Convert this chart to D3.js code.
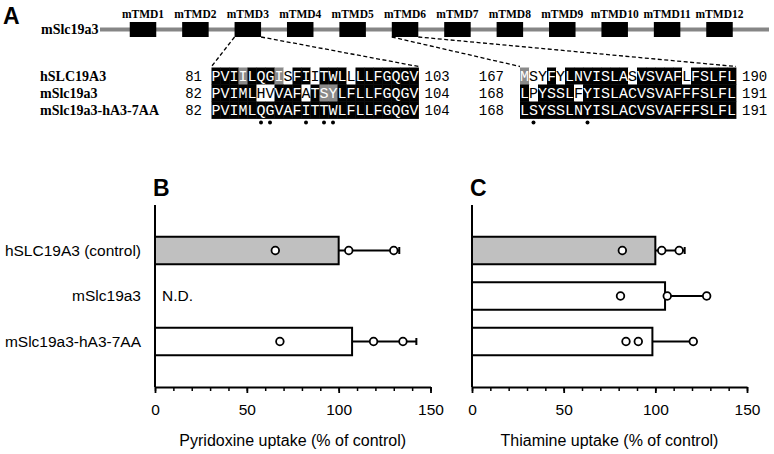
<!DOCTYPE html>
<html><head><meta charset="utf-8">
<script src="https://cdn.jsdelivr.net/npm/d3@7"></script>
<style>body{margin:0;background:#fff}svg{display:block}</style>
</head><body><svg id="c" width="774" height="454"></svg>
<script>
// ---------- DATA ----------
const tmdLabels = ["mTMD1","mTMD2","mTMD3","mTMD4","mTMD5","mTMD6","mTMD7","mTMD8","mTMD9","mTMD10","mTMD11","mTMD12"];
const geneName = "mSlc19a3";
const seqNames = ["hSLC19A3","mSlc19a3","mSlc19a3-hA3-7AA"];
const block1Starts = [81,82,82];
const block1Ends = [103,104,104];
const block1Seqs = ["PVIILQGISFIITWLLLLFGQGV","PVIMLHVVAFATSYLFLLFGQGV","PVIMLQGVAFITTWLFLLFGQGV"];
const block1Shade = ["bbbgbbbgwbbwbbbwbbbbbbb","bbbbbwwbbbwbggbbbbbbbbb","bbbbbbbbbbbbbbbbbbbbbbb"];
const block1Dots = [5,6,10,12,13];
const block2Starts = [167,168,168];
const block2Ends = [190,191,191];
const block2Seqs = ["MSYFYLNVISLASVSVAFLFSLFL","LPYSSLFYISLACVSVAFFFSLFL","LSYSSLNYISLACVSVAFFFSLFL"];
const block2Shade = ["gwwbwbbbbbbbwbbbbbwbbbbb","bwbbbbwbbbbbbbbbbbbbbbbb","bbbbbbbbbbbbbbbbbbbbbbbb"];
const block2Dots = [1,7];

const categories = ["hSLC19A3 (control)","mSlc19a3","mSlc19a3-hA3-7AA"];
const barFills = ["#c0c0c0","#ffffff","#ffffff"];
const pyridoxineMean = [100, null, 107.3];
const pyridoxineSD = [33, null, 35];
const pyridoxinePoints = [[65.5,105.5,130],[],[68,119,135]];
const thiamineMean = [100, 105.3, 98.4];
const thiamineSD = [16, 24, 22];
const thiaminePoints = [[82,103.5,113],[81,106.5,128],[84,90.7,120.7]];
const xTicks = [0,50,100,150];
const xMinorTicks = d3.range(0,151,10);

// ---------- STYLE ----------
const SANS = "'Liberation Sans', Arial, Helvetica, sans-serif";
const SERIF = "'Liberation Serif', 'Times New Roman', serif";
const MONO = "'Liberation Mono', 'Courier New', monospace";
const svg = d3.select("#c");

// ---------- PANEL A ----------
svg.append("text").text("A").attr("x",3).attr("y",24)
  .style("font-family",SANS).style("font-weight","bold").style("font-size","23px");

const lineY = 29.5;
svg.append("text").text(geneName).attr("x",41).attr("y",34)
  .style("font-family",SERIF).style("font-weight","bold").style("font-size","14px");
svg.append("line").attr("x1",100).attr("x2",769).attr("y1",lineY).attr("y2",lineY)
  .attr("stroke","#868686").attr("stroke-width",4);

const tmdX = d3.scalePoint().domain(tmdLabels).range([143,719.5]);
const boxW = 26.5, boxTop = 22, boxH = 15;
svg.selectAll("rect.tmd").data(tmdLabels).join("rect").attr("class","tmd")
  .attr("x",d=>tmdX(d)-boxW/2).attr("y",boxTop).attr("width",boxW).attr("height",boxH).attr("fill","#000");
svg.selectAll("text.tmd").data(tmdLabels).join("text").attr("class","tmd")
  .attr("x",d=>tmdX(d)).attr("y",18).attr("text-anchor","middle").text(d=>d)
  .style("font-family",SERIF).style("font-weight","bold").style("font-size","11.5px");

// alignment
const cw = 9.0, rowH = 17, rowTop0 = 67.5;
const rowTop = r => rowTop0 + r*rowH;
const blocks = [
  {x0:211.5, seqs:block1Seqs, shade:block1Shade, starts:block1Starts, ends:block1Ends, dots:block1Dots, startAnchor:202, tmd:"mTMD3"},
  {x0:520, seqs:block2Seqs, shade:block2Shade, starts:block2Starts, ends:block2Ends, dots:block2Dots, startAnchor:504, tmd:"mTMD6"}
];
const shadeFill = {b:"#000", g:"#8a8a8a", w:"#fff"};
const shadeText = {b:"#fff", g:"#fff", w:"#000"};

seqNames.forEach((n,r)=>{
  svg.append("text").text(n).attr("x",40).attr("y",rowTop(r)+rowH/2+5)
    .style("font-family",SERIF).style("font-weight","bold").style("font-size","14px");
});

blocks.forEach(bk=>{
  const g = svg.append("g");
  bk.seqs.forEach((s,r)=>{
    const chars = s.split("").map((c,k)=>({c,k,sh:bk.shade[r][k]}));
    g.selectAll(null).data(chars).join("rect")
      .attr("x",d=>bk.x0+d.k*cw).attr("y",rowTop(r)).attr("width",cw+0.4).attr("height",rowH+0.4)
      .attr("fill",d=>shadeFill[d.sh]);
    g.selectAll(null).data(chars).join("text")
      .attr("x",d=>bk.x0+(d.k+0.5)*cw).attr("y",rowTop(r)+rowH/2+5).attr("text-anchor","middle")
      .attr("fill",d=>shadeText[d.sh]).text(d=>d.c)
      .style("font-family",MONO).style("font-size","15px");
    const endX = bk.x0 + s.length*cw;
    g.append("text").text(bk.starts[r]).attr("x",bk.startAnchor).attr("y",rowTop(r)+rowH/2+5)
      .attr("text-anchor","end").style("font-family",MONO).style("font-size","14px");
    g.append("text").text(bk.ends[r]).attr("x",endX+6).attr("y",rowTop(r)+rowH/2+5)
      .style("font-family",MONO).style("font-size","14px");
  });
  g.selectAll("circle").data(bk.dots).join("circle")
    .attr("cx",d=>bk.x0+(d+0.5)*cw).attr("cy",rowTop(3)+4).attr("r",2).attr("fill","#000");
  const endX = bk.x0 + bk.seqs[0].length*cw;
  const bx = tmdX(bk.tmd);
  [[bx-boxW/2, bk.x0],[bx+boxW/2, endX]].forEach(([a,b])=>{
    g.append("line").attr("x1",a).attr("y1",boxTop+boxH).attr("x2",b).attr("y2",rowTop0-1)
      .attr("stroke","#000").attr("stroke-width",1.3).attr("stroke-dasharray","4,2.5");
  });
});

// ---------- PANELS B & C ----------
const y = d3.scalePoint().domain(["_top",...categories,"_bottom"]).range([205,387]);
const barH = 27.5;

function panel(opt){
  const x = d3.scaleLinear().domain([0,150]).range(opt.range);
  const g = svg.append("g");
  g.append("text").text(opt.letter).attr("x",opt.range[0]-2).attr("y",196)
    .style("font-family",SANS).style("font-weight","bold").style("font-size","23px");
  categories.forEach((c,i)=>{
    if(opt.mean[i]==null) return;
    g.append("rect").attr("x",x(0)).attr("y",y(c)-barH/2).attr("width",x(opt.mean[i])-x(0)).attr("height",barH)
      .attr("fill",barFills[i]).attr("stroke","#000").attr("stroke-width",2);
    const e = opt.mean[i]+opt.sd[i];
    g.append("line").attr("x1",x(opt.mean[i])).attr("x2",x(e)).attr("y1",y(c)).attr("y2",y(c))
      .attr("stroke","#000").attr("stroke-width",2);
    g.append("line").attr("x1",x(e)).attr("x2",x(e)).attr("y1",y(c)-3.5).attr("y2",y(c)+3.5)
      .attr("stroke","#000").attr("stroke-width",2);
  });
  categories.forEach((c,i)=>{
    g.selectAll(null).data(opt.points[i]).join("circle")
      .attr("cx",d=>x(d)).attr("cy",y(c)).attr("r",3.8)
      .attr("fill","#fff").attr("stroke","#000").attr("stroke-width",1.8);
    if(opt.mean[i]==null && opt.nd){
      g.append("text").text("N.D.").attr("x",x(0)+7).attr("y",y(c)).attr("dy","0.35em")
        .style("font-family",SANS).style("font-size","15.5px");
    }
  });
  if(opt.showCats){
    g.selectAll("text.cat").data(categories).join("text").attr("class","cat")
      .attr("x",opt.range[0]-14).attr("y",d=>y(d)).attr("dy","0.35em").attr("text-anchor","end").text(d=>d)
      .style("font-family",SANS).style("font-size","15.5px");
  }
  g.append("line").attr("x1",x(0)).attr("x2",x(0)).attr("y1",y("_top")).attr("y2",y("_bottom"))
    .attr("stroke","#000").attr("stroke-width",2);
  const ax = g.append("g").attr("transform",`translate(0,${y("_bottom")})`)
    .call(d3.axisBottom(x).tickValues(xMinorTicks).tickSize(4).tickSizeOuter(0).tickFormat(""));
  ax.select(".domain").attr("stroke-width",2);
  ax.selectAll(".tick line").attr("stroke-width",1.5);
  const ax2 = g.append("g").attr("transform",`translate(0,${y("_bottom")})`)
    .call(d3.axisBottom(x).tickValues(xTicks).tickSize(6).tickSizeOuter(0).tickPadding(11));
  ax2.select(".domain").remove();
  ax2.selectAll(".tick line").attr("stroke-width",1.8);
  ax2.selectAll(".tick text").style("font-family",SANS).style("font-size","15.5px").attr("fill","#000");
  g.append("text").text(opt.title).attr("x",(opt.range[0]+opt.range[1])/2).attr("y",446)
    .attr("text-anchor","middle").style("font-family",SANS).style("font-size","16px");
}

panel({letter:"B", range:[155,430.5], mean:pyridoxineMean, sd:pyridoxineSD, points:pyridoxinePoints,
  title:"Pyridoxine uptake (% of control)", showCats:true, nd:true});
panel({letter:"C", range:[472,747], mean:thiamineMean, sd:thiamineSD, points:thiaminePoints,
  title:"Thiamine uptake (% of control)", showCats:false, nd:false});
</script>
</body></html>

——

> **The problem**:
From the top of the listing above, repeat each line exactly until you reach the line containing "const xMinorTicks = d3.range(0,151,10);", and repeat that one too. Leave the pictures out.

> **Answer**:
Convert this chart to D3.js code.
<!DOCTYPE html>
<html><head><meta charset="utf-8">
<script src="https://cdn.jsdelivr.net/npm/d3@7"></script>
<style>body{margin:0;background:#fff}svg{display:block}</style>
</head><body><svg id="c" width="774" height="454"></svg>
<script>
// ---------- DATA ----------
const tmdLabels = ["mTMD1","mTMD2","mTMD3","mTMD4","mTMD5","mTMD6","mTMD7","mTMD8","mTMD9","mTMD10","mTMD11","mTMD12"];
const geneName = "mSlc19a3";
const seqNames = ["hSLC19A3","mSlc19a3","mSlc19a3-hA3-7AA"];
const block1Starts = [81,82,82];
const block1Ends = [103,104,104];
const block1Seqs = ["PVIILQGISFIITWLLLLFGQGV","PVIMLHVVAFATSYLFLLFGQGV","PVIMLQGVAFITTWLFLLFGQGV"];
const block1Shade = ["bbbgbbbgwbbwbbbwbbbbbbb","bbbbbwwbbbwbggbbbbbbbbb","bbbbbbbbbbbbbbbbbbbbbbb"];
const block1Dots = [5,6,10,12,13];
const block2Starts = [167,168,168];
const block2Ends = [190,191,191];
const block2Seqs = ["MSYFYLNVISLASVSVAFLFSLFL","LPYSSLFYISLACVSVAFFFSLFL","LSYSSLNYISLACVSVAFFFSLFL"];
const block2Shade = ["gwwbwbbbbbbbwbbbbbwbbbbb","bwbbbbwbbbbbbbbbbbbbbbbb","bbbbbbbbbbbbbbbbbbbbbbbb"];
const block2Dots = [1,7];

const categories = ["hSLC19A3 (control)","mSlc19a3","mSlc19a3-hA3-7AA"];
const barFills = ["#c0c0c0","#ffffff","#ffffff"];
const pyridoxineMean = [100, null, 107.3];
const pyridoxineSD = [33, null, 35];
const pyridoxinePoints = [[65.5,105.5,130],[],[68,119,135]];
const thiamineMean = [100, 105.3, 98.4];
const thiamineSD = [16, 24, 22];
const thiaminePoints = [[82,103.5,113],[81,106.5,128],[84,90.7,120.7]];
const xTicks = [0,50,100,150];
const xMinorTicks = d3.range(0,151,10);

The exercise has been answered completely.